Three months after having Ella, Chris and I were excited to go on our first family voyage by plane! I was a little nervous but after reading tips online and talking to friends who had plane traveled with their infants not even 3 months old yet, I felt ready (and she did great!)! Of course, some new learnings happened along the way from un/uber-friendly airline staff.
“Did they call families yet?” I asked my husband while I put baby Ella in my K’tan wrap in the sitting area of the gate at Newark airport.
“I’m not sure,” he replied, occupied with getting our bags and stroller together to enter the line.
I looked over and a man gave me and Ella a smile and nod as if to say, “Yes, go on! You can go first.” So we got in line.
Chris and I proudly walked up to the United Airways counter to give the attendant our boarding passes and tag our car seat and stroller; the man paused.
“You’re not in Group 1 or 2. I didn’t call you yet,” he said in a monotone voice while looking at my pass.
“Oh, um. . . I thought you said women with babies can go first. Don’t you do that?” I was confused because every other flight I’ve been on did that. I tried to show him how cute the baby was, but he didn’t even crack a smile.
“No. We don’t do that anymore. New rules. Next time don’t cut the line.”
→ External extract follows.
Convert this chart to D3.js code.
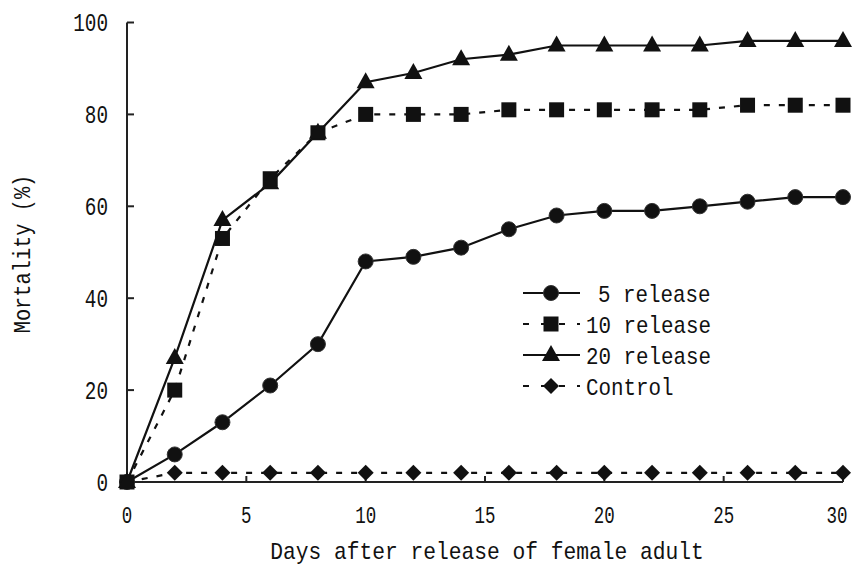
<!DOCTYPE html>
<html>
<head>
<meta charset="utf-8">
<script src="https://cdn.jsdelivr.net/npm/d3@7"></script>
<style>
  html, body { margin: 0; padding: 0; background: #fff; }
  svg { display: block; }
  text { font-family: "Liberation Mono", "DejaVu Sans Mono", monospace; fill: #111; }
</style>
</head>
<body>
<svg id="chart" width="857" height="567"></svg>
<script>
// ---- data ----
const days = [0, 2, 4, 6, 8, 10, 12, 14, 16, 18, 20, 22, 24, 26, 28, 30];
const release5  = [0, 6, 13, 21, 30, 48, 49, 51, 55, 58, 59, 59, 60, 61, 62, 62];
const release10 = [0, 20, 53, 66, 76, 80, 80, 80, 81, 81, 81, 81, 81, 82, 82, 82];
const release20 = [0, 27, 57, 65, 76, 87, 89, 92, 93, 95, 95, 95, 95, 96, 96, 96];
const control   = [0, 2, 2, 2, 2, 2, 2, 2, 2, 2, 2, 2, 2, 2, 2, 2];
const seriesNames = ["5 release", "10 release", "20 release", "Control"];
const xTicks = [0, 5, 10, 15, 20, 25, 30];
const yTicks = [0, 20, 40, 60, 80, 100];
const xTitle = "Days after release of female adult";
const yTitle = "Mortality (%)";

// ---- layout ----
const svg = d3.select("#chart");
const x = d3.scaleLinear().domain([0, 30]).range([127, 843]);
const y = d3.scaleLinear().domain([0, 100]).range([482, 22.5]);

const series = [
  { name: seriesNames[0], values: release5,  dash: null,  marker: "circle",   pad: true },
  { name: seriesNames[1], values: release10, dash: "6,9", marker: "square",   pad: false },
  { name: seriesNames[2], values: release20, dash: null,  marker: "triangle", pad: false },
  { name: seriesNames[3], values: control,   dash: "6,9", marker: "diamond",  pad: false }
];

function fitText(sel, charW) {
  sel.each(function() {
    const n = this.textContent.length;
    d3.select(this).attr("textLength", n * charW).attr("lengthAdjust", "spacingAndGlyphs");
  });
}

// axes
const axisG = svg.append("g");
axisG.append("line").attr("x1", x(0)).attr("x2", x(0)).attr("y1", y(100)).attr("y2", y(0))
  .attr("stroke", "#222").attr("stroke-width", 2);
axisG.append("line").attr("x1", x(0)).attr("x2", x(30)).attr("y1", y(0)).attr("y2", y(0))
  .attr("stroke", "#222").attr("stroke-width", 2);

// y ticks (inside)
axisG.selectAll(".yt").data(yTicks).enter().append("line")
  .attr("x1", x(0)).attr("x2", x(0) + 7).attr("y1", d => y(d)).attr("y2", d => y(d))
  .attr("stroke", "#222").attr("stroke-width", 2);
// x ticks (inside)
axisG.selectAll(".xt").data(xTicks).enter().append("line")
  .attr("x1", d => x(d)).attr("x2", d => x(d)).attr("y1", y(0)).attr("y2", y(0) - 6)
  .attr("stroke", "#222").attr("stroke-width", 2);

// tick labels
axisG.selectAll(".yl").data(yTicks).enter().append("text")
  .attr("x", 108).attr("y", d => y(d) + 8.5)
  .attr("text-anchor", "end").attr("font-size", 25)
  .text(d => d)
  .call(fitText, 11.6);
axisG.selectAll(".xl").data(xTicks).enter().append("text")
  .attr("x", d => Math.min(x(d), 837)).attr("y", 523)
  .attr("text-anchor", "middle").attr("font-size", 24)
  .text(d => d)
  .call(fitText, 10.5);

// axis titles
svg.append("text").attr("x", 487).attr("y", 559).attr("text-anchor", "middle")
  .attr("font-size", 24).text(xTitle).call(fitText, 12.75);
svg.append("text").attr("transform", "translate(30,254) rotate(-90)")
  .attr("text-anchor", "middle").attr("font-size", 23).text(yTitle).call(fitText, 12.2);

// markers
function drawMarker(g, type, cx, cy) {
  if (type === "circle") {
    g.append("circle").attr("cx", cx).attr("cy", cy).attr("r", 7.5)
      .attr("fill", "#111").attr("stroke", "#333").attr("stroke-width", 1);
  } else if (type === "square") {
    g.append("rect").attr("x", cx - 7.5).attr("y", cy - 7.5).attr("width", 15).attr("height", 15)
      .attr("fill", "#111");
  } else if (type === "triangle") {
    g.append("path").attr("d", `M${cx},${cy - 10}L${cx + 9},${cy + 6}L${cx - 9},${cy + 6}Z`)
      .attr("fill", "#111");
  } else if (type === "diamond") {
    g.append("path").attr("d", `M${cx},${cy - 8}L${cx + 8},${cy}L${cx},${cy + 8}L${cx - 8},${cy}Z`)
      .attr("fill", "#111");
  }
}

const line = d3.line().x(d => x(d[0])).y(d => y(d[1]));

// draw in order: control, 5, 10, 20 (20 on top of 10 where they cross)
const order = [3, 0, 1, 2];
order.forEach(i => {
  const s = series[i];
  const pts = days.map((d, k) => [d, s.values[k]]);
  const g = svg.append("g");
  g.append("path").attr("d", line(pts)).attr("fill", "none")
    .attr("stroke", "#111").attr("stroke-width", 2.2)
    .attr("stroke-dasharray", s.dash);
  pts.forEach(p => drawMarker(g, s.marker, x(p[0]), y(p[1])));
});

// legend
const legend = svg.append("g");
const legRows = [293, 324, 355, 386];
series.forEach((s, i) => {
  const ly = legRows[i];
  const g = legend.append("g");
  g.append("line").attr("x1", 523).attr("x2", 580).attr("y1", ly).attr("y2", ly)
    .attr("stroke", "#111").attr("stroke-width", 2.2)
    .attr("stroke-dasharray", s.dash ? "6,12" : null);
  drawMarker(g, s.marker, 551, ly);
  g.append("text").attr("x", s.pad ? 598 : 586).attr("y", ly + 8.5).attr("font-size", 24)
    .text(s.name).call(fitText, 12.5);
});
</script>
</body>
</html>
New rules? WTF? I felt gypped! “Well that’s a terrible thing to do to children!” I retorted. I snatched my pass and stormed off.
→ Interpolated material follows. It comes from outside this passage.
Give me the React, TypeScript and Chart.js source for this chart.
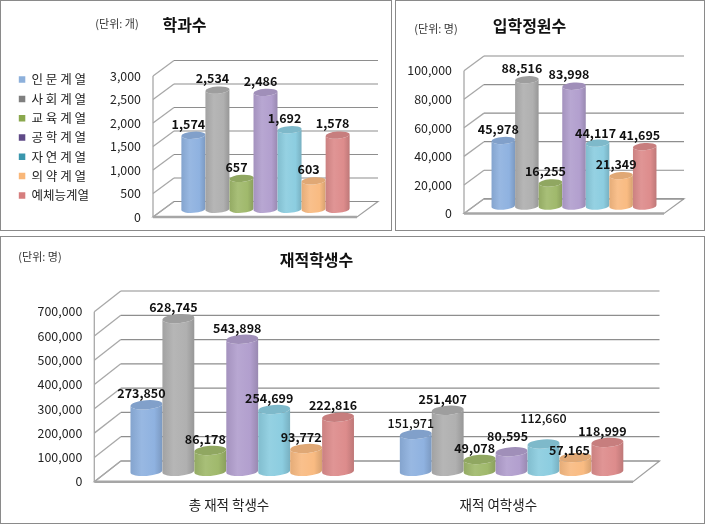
import React, { useEffect, useRef } from "react";
import { Chart, registerables } from "chart.js";

Chart.register(...registerables);

const FONT = '"Noto Sans CJK KR", "Noto Sans", sans-serif';

const seriesNames = ["인 문 계 열", "사 회 계 열", "교 육 계 열", "공 학 계 열", "자 연 계 열", "의 약 계 열", "예체능계열"];
const barColors = ["#8fb2e0", "#b0b0b0", "#a0b96c", "#b29fce", "#8ccde0", "#f9bb82", "#dd8c8c"];
const legendColors = ["#8db0db", "#7f7f7f", "#8aa84d", "#5f4a87", "#3a96ad", "#f9b779", "#d67e7e"];

const departmentCounts = [1574, 2534, 657, 2486, 1692, 603, 1578];
const admissionQuotas = [45978, 88516, 16255, 83998, 44117, 21349, 41695];
const totalEnrolled = [273850, 628745, 86178, 543898, 254699, 93772, 222816];
const femaleEnrolled = [151971, 251407, 49078, 80595, 112660, 57165, 118999];
const enrolledCategories = ["총 재적 학생수", "재적 여학생수"];

// hand-moved labels in the reference: value -> extra label shift
const labelNudges: Record<number, [number, number]> = {
  112660: [5, -14],
  80595: [1, -4],
  57165: [-1, 4],
  44117: [3, 2],
};
const lighterLabels = [151971, 112660];

function shade(hex: string, f: number) {
  const n = parseInt(hex.slice(1), 16);
  const ch = [(n >> 16) & 255, (n >> 8) & 255, n & 255].map((c) =>
    Math.round(f < 0 ? c * (1 + f) : c + (255 - c) * f)
  );
  return `rgb(${ch[0]},${ch[1]},${ch[2]})`;
}

function drawCylinder(ctx: CanvasRenderingContext2D, x: number, top: number, base: number, w: number, ry: number, color: string) {
  const rx = w / 2;
  const tilt = -0.07;
  const g = ctx.createLinearGradient(x - rx, 0, x + rx, 0);
  g.addColorStop(0, shade(color, -0.08));
  g.addColorStop(0.35, shade(color, 0.08));
  g.addColorStop(0.75, color);
  g.addColorStop(1, shade(color, -0.14));
  ctx.beginPath();
  ctx.ellipse(x, top, rx, ry, tilt, Math.PI, 0, true);
  ctx.ellipse(x, base, rx, ry, tilt, 0, Math.PI, false);
  ctx.closePath();
  ctx.fillStyle = g;
  ctx.fill();
  ctx.beginPath();
  ctx.ellipse(x, top, rx, ry, tilt, 0, Math.PI * 2);
  ctx.fillStyle = shade(color, -0.1);
  ctx.fill();
}

const scene3d = {
  id: "scene3d",
  afterLayout(chart: any, _a: any, opts: any) {
    if (chart.legend && opts.legendShift) {
      chart.legend.top += opts.legendShift;
      chart.legend.bottom += opts.legendShift;
    }
  },
  beforeDatasetsDraw(chart: any, _a: any, opts: any) {
    const { ctx, chartArea: ca } = chart;
    const { dx, dy, ry } = opts;
    const y = chart.scales.y;
    const { left: L, right: R, bottom: B } = ca;
    ctx.save();
    // floor
    ctx.beginPath();
    ctx.moveTo(L, B);
    ctx.lineTo(R, B);
    ctx.lineTo(R + dx, B + dy);
    ctx.lineTo(L + dx, B + dy);
    ctx.closePath();
    ctx.strokeStyle = "#a0a0a0";
    ctx.lineWidth = 1.2;
    ctx.stroke();
    // grid on back and side walls
    y.ticks.forEach((t: any) => {
      const py = y.getPixelForValue(t.value);
      ctx.beginPath();
      ctx.moveTo(L, py);
      ctx.lineTo(L + dx, py + dy);
      ctx.strokeStyle = "#a8a8a8";
      ctx.lineWidth = 1.3;
      ctx.stroke();
      ctx.beginPath();
      ctx.moveTo(L + dx, py + dy);
      ctx.lineTo(R + dx, py + dy);
      ctx.strokeStyle = "#8e8e8e";
      ctx.lineWidth = 1.2;
      ctx.stroke();
    });
    ctx.beginPath();
    ctx.moveTo(L, ca.top);
    ctx.lineTo(L, B);
    ctx.strokeStyle = "#a8a8a8";
    ctx.lineWidth = 1.3;
    ctx.stroke();
    // front edge of the floor
    ctx.beginPath();
    ctx.moveTo(L, B);
    ctx.lineTo(R, B);
    ctx.strokeStyle = "#a6a6a6";
    ctx.lineWidth = 2.4;
    ctx.stroke();

    // cylinders
    const items: any[] = [];
    chart.data.datasets.forEach((ds: any, i: number) => {
      chart.getDatasetMeta(i).data.forEach((el: any, j: number) => {
        items.push({ el, color: ds.backgroundColor, value: ds.data[j] });
        drawCylinder(ctx, el.x + dx / 2, el.y + dy / 2, el.base + dy / 2, el.width, ry, ds.backgroundColor);
      });
    });
    // value labels
    ctx.fillStyle = "#111";
    ctx.textAlign = "center";
    ctx.textBaseline = "middle";
    items.forEach(({ el, value }) => {
      const [nx, ny] = labelNudges[value] || [0, 0];
      ctx.font = `${lighterLabels.includes(value) ? "500" : "bold"} 12.5px ${FONT}`;
      ctx.fillText(value.toLocaleString("en-US"), el.x + dx / 2 - 5 + nx, el.y + dy / 2 - 11.5 + ny);
    });
    // unit note
    ctx.fillStyle = "#333";
    ctx.font = `11px ${FONT}`;
    ctx.fillText(opts.unit, opts.unitX, opts.unitY);
    ctx.restore();
    return false;
  },
};

type PanelProps = {
  frame: [number, number, number, number];
  title: string;
  titleY: number;
  unit: string;
  unitX: number;
  unitY: number;
  categories: string[];
  rows: number[][];
  max: number;
  step: number;
  area: { left: number; right: number; top: number; bottom: number };
  dx: number;
  dy: number;
  ry: number;
  legend?: boolean;
  catPct: number;
};

function Panel(p: PanelProps) {
  const ref = useRef<HTMLCanvasElement>(null);
  useEffect(() => {
    const [, , w, h] = p.frame;
    const padLeft = p.legend ? 12 : 0;
    const titleH = 16 * 1.2;
    const titleTop = p.titleY - titleH / 2;
    const hasX = p.categories.length > 1;
    const chart = new Chart(ref.current as HTMLCanvasElement, {
      type: "bar",
      data: {
        labels: p.categories,
        datasets: seriesNames.map((name, i) => ({
          label: name,
          data: p.rows.map((r) => r[i]),
          backgroundColor: barColors[i],
          categoryPercentage: p.catPct,
          barPercentage: 1,
        })),
      },
      plugins: [scene3d],
      options: {
        responsive: false,
        animation: false,
        layout: {
          autoPadding: false,
          padding: { left: padLeft, right: w - p.area.right, top: 0, bottom: hasX ? 0 : h - p.area.bottom },
        },
        scales: {
          x: {
            display: hasX,
            grid: { display: false, drawTicks: false },
            border: { display: false },
            ticks: { color: "#222", font: { size: 13.5, family: FONT }, padding: 15, maxRotation: 0 },
            afterFit: (s: any) => {
              if (hasX) s.height = h - p.area.bottom;
            },
          },
          y: {
            min: 0,
            max: p.max,
            grid: { display: false, drawTicks: false },
            border: { display: false },
            ticks: { stepSize: p.step, color: "#222", font: { size: 12.4, family: FONT }, padding: 12 },
            afterFit: (s: any) => {
              s.width = p.area.left - padLeft - (p.legend ? s.chart.legend.width : 0);
              s.paddingTop = 0;
              s.paddingBottom = 0;
            },
          },
        },
        plugins: {
          tooltip: { enabled: false },
          title: {
            display: true,
            text: p.title,
            color: "#111",
            font: { size: 16, weight: "bold", family: FONT },
            padding: { top: titleTop, bottom: p.area.top - titleTop - titleH },
          },
          legend: {
            display: !!p.legend,
            position: "left",
            labels: {
              boxWidth: 6.5,
              boxHeight: 6.5,
              padding: 6.8,
              color: "#222",
              font: { size: 12.5, family: FONT },
              generateLabels: (c: any) =>
                c.data.datasets.map((d: any, i: number) => ({
                  text: d.label,
                  fillStyle: legendColors[i],
                  strokeStyle: "transparent",
                  lineWidth: 0,
                  fontColor: "#222",
                  datasetIndex: i,
                })),
            },
          },
          scene3d: {
            dx: p.dx,
            dy: p.dy,
            ry: p.ry,
            unit: p.unit,
            unitX: p.unitX,
            unitY: p.unitY,
            legendShift: p.legend ? 29 : 0,
          },
        },
      } as any,
    } as any);
    return () => chart.destroy();
  }, []);
  const [x, y, w, h] = p.frame;
  return (
    <div style={{ position: "absolute", left: x, top: y, width: w, height: h }}>
      <canvas ref={ref} width={w} height={h} style={{ display: "block", width: w, height: h }} />
      <div
        style={{
          position: "absolute",
          inset: 0,
          boxSizing: "border-box",
          border: "1.5px solid #8a8a8a",
          pointerEvents: "none",
        }}
      />
    </div>
  );
}

export default function App() {
  return (
    <div style={{ position: "absolute", left: 0, top: 0, width: 705, height: 524, background: "#fff" }}>
      <Panel
        frame={[0, 0, 392, 231]}
        title="학과수"
        titleY={24.5}
        unit="(단위: 개)"
        unitX={117}
        unitY={24}
        categories={["학과수"]}
        rows={[departmentCounts]}
        max={3000}
        step={500}
        area={{ left: 153, right: 357, top: 76, bottom: 217 }}
        dx={21}
        dy={-15.5}
        ry={3.6}
        legend
        catPct={0.825}
      />
      <Panel
        frame={[395, 0, 310, 231]}
        title="입학정원수"
        titleY={26}
        unit="(단위: 명)"
        unitX={41}
        unitY={29}
        categories={["입학정원수"]}
        rows={[admissionQuotas]}
        max={100000}
        step={20000}
        area={{ left: 69, right: 269, top: 70.7, bottom: 213.5 }}
        dx={20}
        dy={-14.7}
        ry={3.6}
        catPct={0.825}
      />
      <Panel
        frame={[0, 236, 705, 288]}
        title="재적학생수"
        titleY={24}
        unit="(단위: 명)"
        unitX={40}
        unitY={21}
        categories={enrolledCategories}
        rows={[totalEnrolled, femaleEnrolled]}
        max={700000}
        step={100000}
        area={{ left: 94.3, right: 633, top: 75.7, bottom: 245.7 }}
        dx={26.5}
        dy={-20.7}
        ry={4.6}
        catPct={0.83}
      />
    </div>
  );
}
While waiting to get on the plane in the tunnel, others approached me and commented on how rude it was.
“I can’t believe they don’t call parents with infants and handicap travelers first. That’s so insensitive!” said an older woman next to me.
“I know! He practically said, ‘F-you!’ to me!”
Luckily the flight attendants were nicer. One even commended me for changing Ella’s diaper in the bathroom. She said, “Most parents are lazy and just change the diaper on the tray table! It’s pretty gross. So NEVER eat off the tray tables on planes!” Ew!
So now you know, folks. Your airplane snacks are too expensive to become tray table crumbs–don’t let that innocent “5 second rule” poop on your hunger parade!